TASK MATERIAL =
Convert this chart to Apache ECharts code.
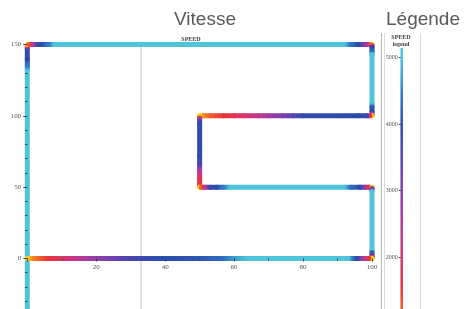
...
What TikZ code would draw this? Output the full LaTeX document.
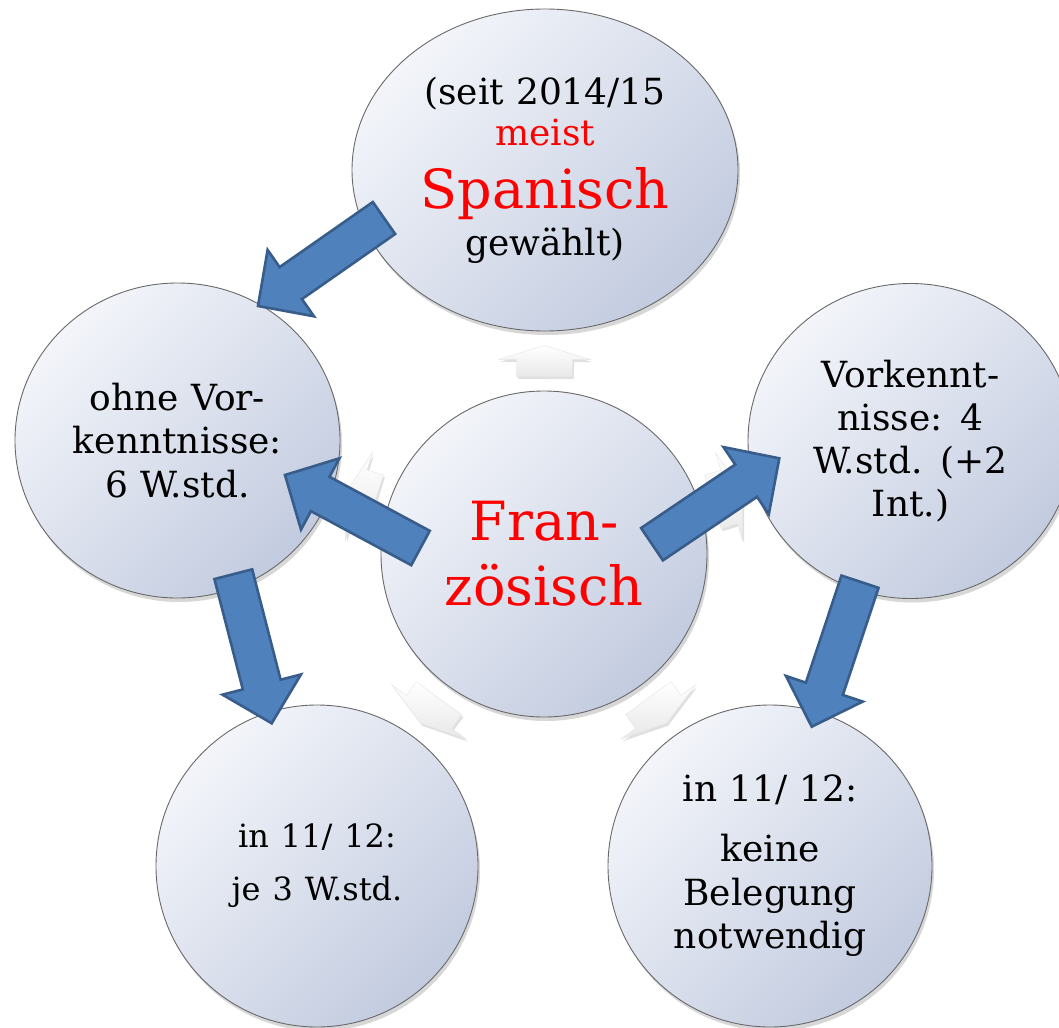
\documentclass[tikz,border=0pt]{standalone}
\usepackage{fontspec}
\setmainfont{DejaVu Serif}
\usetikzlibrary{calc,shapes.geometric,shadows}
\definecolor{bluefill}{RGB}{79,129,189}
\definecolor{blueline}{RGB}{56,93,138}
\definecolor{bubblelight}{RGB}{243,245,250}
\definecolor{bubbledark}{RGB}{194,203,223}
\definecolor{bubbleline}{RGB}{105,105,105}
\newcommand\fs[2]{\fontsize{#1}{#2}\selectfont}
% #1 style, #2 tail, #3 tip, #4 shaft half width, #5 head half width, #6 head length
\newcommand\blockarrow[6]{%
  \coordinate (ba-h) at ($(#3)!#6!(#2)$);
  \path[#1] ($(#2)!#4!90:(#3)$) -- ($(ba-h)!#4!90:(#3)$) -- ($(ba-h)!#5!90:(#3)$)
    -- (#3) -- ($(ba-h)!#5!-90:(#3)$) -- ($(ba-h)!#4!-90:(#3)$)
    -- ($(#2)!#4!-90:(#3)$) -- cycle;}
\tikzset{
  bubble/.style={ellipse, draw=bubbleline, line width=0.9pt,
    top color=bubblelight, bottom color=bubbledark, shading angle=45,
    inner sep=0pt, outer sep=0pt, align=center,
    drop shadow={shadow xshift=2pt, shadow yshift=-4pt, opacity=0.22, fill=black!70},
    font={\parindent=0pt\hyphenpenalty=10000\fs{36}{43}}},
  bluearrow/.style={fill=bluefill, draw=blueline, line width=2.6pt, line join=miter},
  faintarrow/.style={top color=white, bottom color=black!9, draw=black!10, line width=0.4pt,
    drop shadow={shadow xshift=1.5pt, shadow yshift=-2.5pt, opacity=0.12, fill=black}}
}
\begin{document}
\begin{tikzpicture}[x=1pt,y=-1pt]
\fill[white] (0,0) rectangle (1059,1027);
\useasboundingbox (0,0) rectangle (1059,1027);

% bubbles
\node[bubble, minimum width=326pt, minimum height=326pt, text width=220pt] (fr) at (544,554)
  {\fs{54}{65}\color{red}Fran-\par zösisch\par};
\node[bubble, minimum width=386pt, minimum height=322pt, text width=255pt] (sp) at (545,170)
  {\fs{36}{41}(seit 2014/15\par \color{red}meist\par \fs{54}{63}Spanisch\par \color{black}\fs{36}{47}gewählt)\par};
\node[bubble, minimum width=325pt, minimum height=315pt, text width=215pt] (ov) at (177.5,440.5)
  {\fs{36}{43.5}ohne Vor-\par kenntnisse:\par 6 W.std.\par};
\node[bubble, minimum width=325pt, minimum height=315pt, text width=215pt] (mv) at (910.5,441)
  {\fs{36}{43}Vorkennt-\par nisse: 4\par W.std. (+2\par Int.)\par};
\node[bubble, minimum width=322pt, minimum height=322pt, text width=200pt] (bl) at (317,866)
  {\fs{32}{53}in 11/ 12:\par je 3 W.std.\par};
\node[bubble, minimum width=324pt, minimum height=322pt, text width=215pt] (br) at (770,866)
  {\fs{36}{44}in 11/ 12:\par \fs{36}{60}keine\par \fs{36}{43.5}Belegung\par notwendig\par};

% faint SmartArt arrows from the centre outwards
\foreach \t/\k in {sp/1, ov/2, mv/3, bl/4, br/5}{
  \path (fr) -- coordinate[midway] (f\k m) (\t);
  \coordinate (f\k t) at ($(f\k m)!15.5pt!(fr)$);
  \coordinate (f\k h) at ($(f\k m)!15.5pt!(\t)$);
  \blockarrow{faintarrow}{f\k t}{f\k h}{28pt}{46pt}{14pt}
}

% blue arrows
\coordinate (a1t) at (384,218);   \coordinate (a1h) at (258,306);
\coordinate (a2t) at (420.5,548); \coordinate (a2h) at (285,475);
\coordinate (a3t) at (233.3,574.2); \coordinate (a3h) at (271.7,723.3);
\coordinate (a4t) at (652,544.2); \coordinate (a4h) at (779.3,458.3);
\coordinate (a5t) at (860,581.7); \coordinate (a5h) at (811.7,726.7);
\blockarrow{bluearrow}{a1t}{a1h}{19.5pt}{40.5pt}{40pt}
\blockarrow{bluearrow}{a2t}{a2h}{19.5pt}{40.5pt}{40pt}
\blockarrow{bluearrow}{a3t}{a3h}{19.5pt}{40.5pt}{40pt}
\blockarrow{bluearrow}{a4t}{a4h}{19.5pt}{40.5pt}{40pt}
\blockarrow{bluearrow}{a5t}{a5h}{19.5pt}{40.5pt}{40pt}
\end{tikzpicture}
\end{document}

PROBLEM DESCRIPTION = Copy out all lines where the word "this" appears.

WRITTEN REPLY =
Convert this chart to Apache ECharts code.
What TikZ code would draw this? Output the full LaTeX document.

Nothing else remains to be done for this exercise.